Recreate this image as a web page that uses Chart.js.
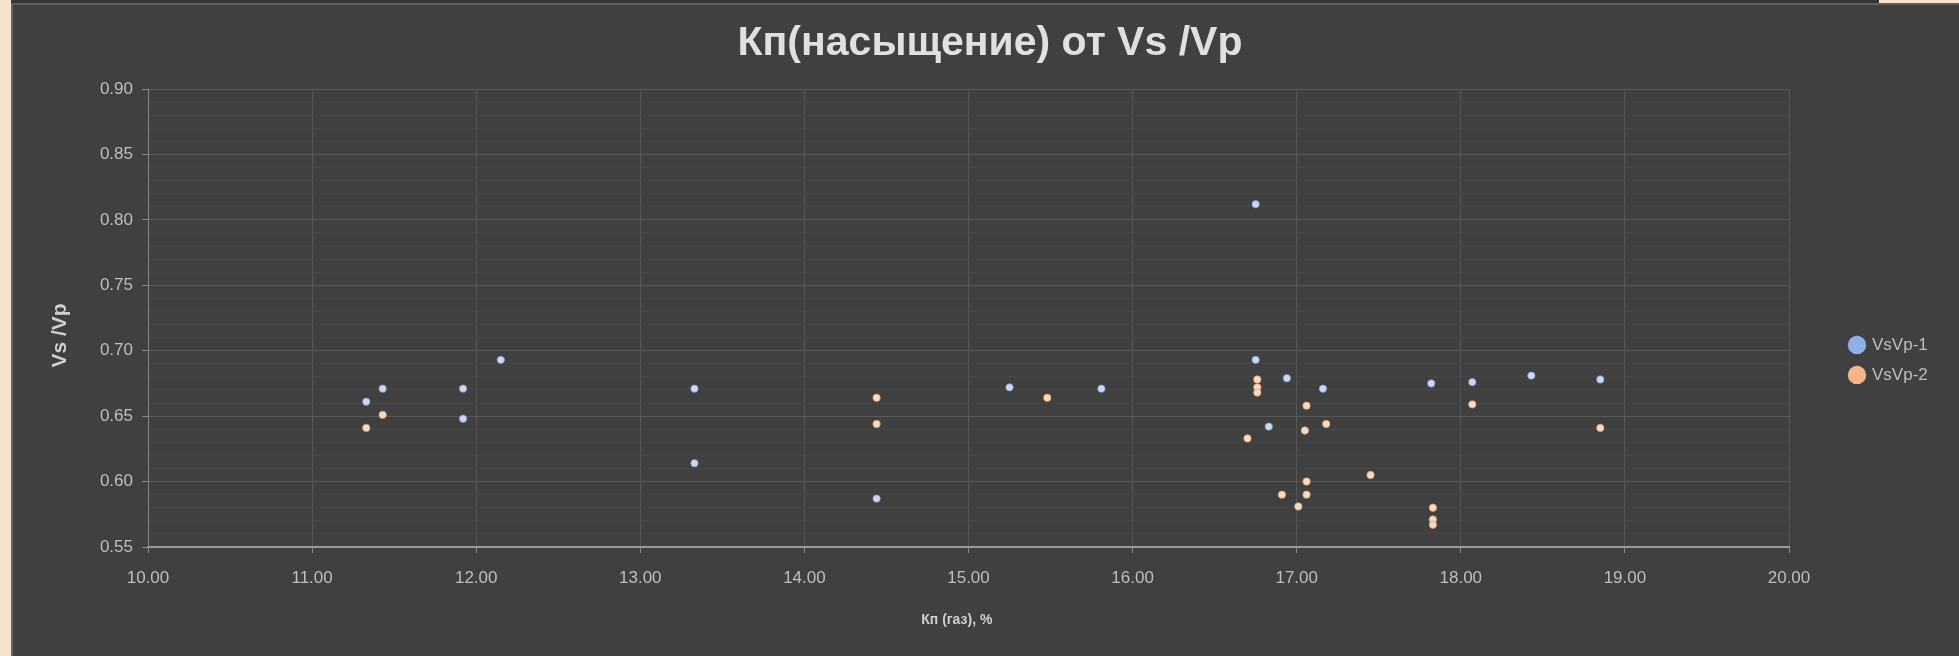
<!DOCTYPE html>
<html>
<head>
<meta charset="utf-8">
<script src="https://cdn.jsdelivr.net/npm/chart.js@4"></script>
<style>
  html, body { margin: 0; padding: 0; background: #404040; overflow: hidden; }
  #wrap { position: absolute; left: 0; top: 0; width: 1959px; height: 656px; }
  .strip { position: absolute; z-index: 2; }
</style>
</head>
<body>
<div id="wrap"><canvas id="grafico"></canvas></div>
<div class="strip" style="left:0;top:0;width:11px;height:656px;background:#f3e3cf"></div>
<div class="strip" style="left:11px;top:0;width:1868px;height:3px;background:#363636"></div>
<div class="strip" style="left:1879px;top:0;width:80px;height:3px;background:#f3e3cf"></div>
<div class="strip" style="left:11px;top:3px;width:1948px;height:2px;background:#5e5e5e"></div>
<div class="strip" style="left:11px;top:3px;width:2px;height:653px;background:#666666"></div>
<script>
// Кп(газ), % и Vs/Vp по двум сериям
const kp1 = [11.33, 11.43, 11.92, 11.92, 12.15, 13.33, 13.33, 14.44, 15.25, 15.81, 16.75, 16.75, 16.83, 16.94, 17.16, 17.82, 18.07, 18.43, 18.85]
const vsvp1 = [0.661, 0.671, 0.671, 0.648, 0.693, 0.671, 0.614, 0.587, 0.672, 0.671, 0.812, 0.693, 0.642, 0.679, 0.671, 0.675, 0.676, 0.681, 0.678]

const kp2 = [11.33, 11.43, 14.44, 14.44, 15.48, 16.70, 16.76, 16.76, 16.76, 16.91, 17.01, 17.05, 17.06, 17.06, 17.06, 17.18, 17.45, 17.83, 17.83, 17.83, 18.07, 18.85]
const vsvp2 = [0.641, 0.651, 0.664, 0.644, 0.664, 0.633, 0.678, 0.672, 0.668, 0.590, 0.581, 0.639, 0.658, 0.600, 0.590, 0.644, 0.605, 0.580, 0.571, 0.567, 0.659, 0.641]

const series = ['VsVp-1', 'VsVp-2']
const legendColors = ['#8fb0e6', '#f5b48a']

const fuente = "'Liberation Sans', Arial, sans-serif"

const puntos = (xs, ys) => xs.map((x, i) => ({x: x, y: ys[i]}))

// la leyenda ocupa un ancho fijo a la derecha
const anchoLeyenda = {
    id: 'anchoLeyenda',
    afterInit(chart) {
        const lg = chart.legend
        if (!lg) return
        const fit = lg.fit.bind(lg)
        lg.fit = function () { fit(); this.width = 121.5 }
    }
}

new Chart(document.getElementById('grafico'), {
    type: 'scatter',
    data: {
        datasets: [
            {
                label: series[0],
                data: puntos(kp1, vsvp1),
                backgroundColor: '#cdd8f0',
                borderColor: 'rgba(120,150,210,0.7)',
                borderWidth: 1,
                pointRadius: 3.7,
                pointHoverRadius: 3.7
            },
            {
                label: series[1],
                data: puntos(kp2, vsvp2),
                backgroundColor: '#f4dcc6',
                borderColor: 'rgba(230,150,100,0.7)',
                borderWidth: 1,
                pointRadius: 3.7,
                pointHoverRadius: 3.7
            }
        ]
    },
    plugins: [anchoLeyenda],
    options: {
        responsive: true,
        maintainAspectRatio: false,
        animation: false,
        layout: { padding: { left: 21, right: 0, top: 0, bottom: 0 } },
        plugins: {
            tooltip: { enabled: false },
            title: {
                display: true,
                text: 'Кп(насыщение) от Vs /Vp',
                color: '#e0e0e0',
                font: { family: fuente, size: 41, weight: 'bold' },
                padding: { top: 19, bottom: 20.8 }
            },
            legend: {
                position: 'right',
                align: 'start',
                title: {
                    display: true,
                    text: ' ',
                    font: { family: fuente, size: 12 },
                    padding: { top: 309, bottom: 0 }
                },
                labels: {
                    usePointStyle: true,
                    boxWidth: 13,
                    boxHeight: 13,
                    padding: 13,
                    color: '#bfbfbf',
                    font: { family: fuente, size: 17 },
                    generateLabels: chart => chart.data.datasets.map((ds, i) => ({
                        text: ds.label,
                        fillStyle: legendColors[i],
                        strokeStyle: legendColors[i],
                        lineWidth: 0,
                        pointStyle: 'circle',
                        fontColor: '#bfbfbf',
                        hidden: false,
                        datasetIndex: i
                    }))
                }
            }
        },
        scales: {
            x: {
                type: 'linear',
                min: 10,
                max: 20,
                afterFit: s => { s.height = 109 },
                ticks: {
                    stepSize: 1,
                    color: '#bfbfbf',
                    padding: 15,
                    font: { family: fuente, size: 17 },
                    callback: v => v.toFixed(2)
                },
                grid: { color: '#575757', tickLength: 6, tickColor: '#8a8a8a' },
                border: { color: '#9a9a9a', width: 2 },
                title: {
                    display: true,
                    text: 'Кп (газ), %\u00a0\u00a0\u00a0\u00a0\u00a0\u00a0',
                    color: '#d0d0d0',
                    font: { family: fuente, size: 14, weight: 'bold' },
                    padding: { top: 0, bottom: 27.6 }
                }
            },
            y: {
                min: 0.55,
                max: 0.90,
                afterFit: s => { s.width = 127 },
                ticks: {
                    stepSize: 0.01,
                    autoSkip: false,
                    color: '#bfbfbf',
                    padding: 9,
                    font: { family: fuente, size: 17 },
                    callback: v => Math.round(v * 100) % 5 === 0 ? v.toFixed(2) : ''
                },
                grid: {
                    tickLength: 6,
                    color: c => Math.round(c.tick.value * 100) % 5 === 0 ? '#585858' : '#464646',
                    tickColor: c => Math.round(c.tick.value * 100) % 5 === 0 ? '#8a8a8a' : 'rgba(0,0,0,0)'
                },
                border: { color: '#858585', width: 1 },
                title: {
                    display: true,
                    text: 'Vs /Vp\u00a0\u00a0\u00a0\u00a0\u00a0\u00a0',
                    color: '#d0d0d0',
                    font: { family: fuente, size: 21, weight: 'bold' },
                    padding: { top: 27, bottom: 0 }
                }
            },
            margen: {
                type: 'linear',
                position: 'right',
                display: true,
                afterFit: s => { s.width = 48.5 },
                ticks: { display: false },
                grid: { display: false },
                border: { display: false }
            }
        }
    }
})
</script>
</body>
</html>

→ PROBLEM STATEMENT: Gather every line containing the word "this" and copy it.

→ RESULT:
Recreate this image as a web page that uses Chart.js.
        lg.fit = function () { fit(); this.width = 121.5 }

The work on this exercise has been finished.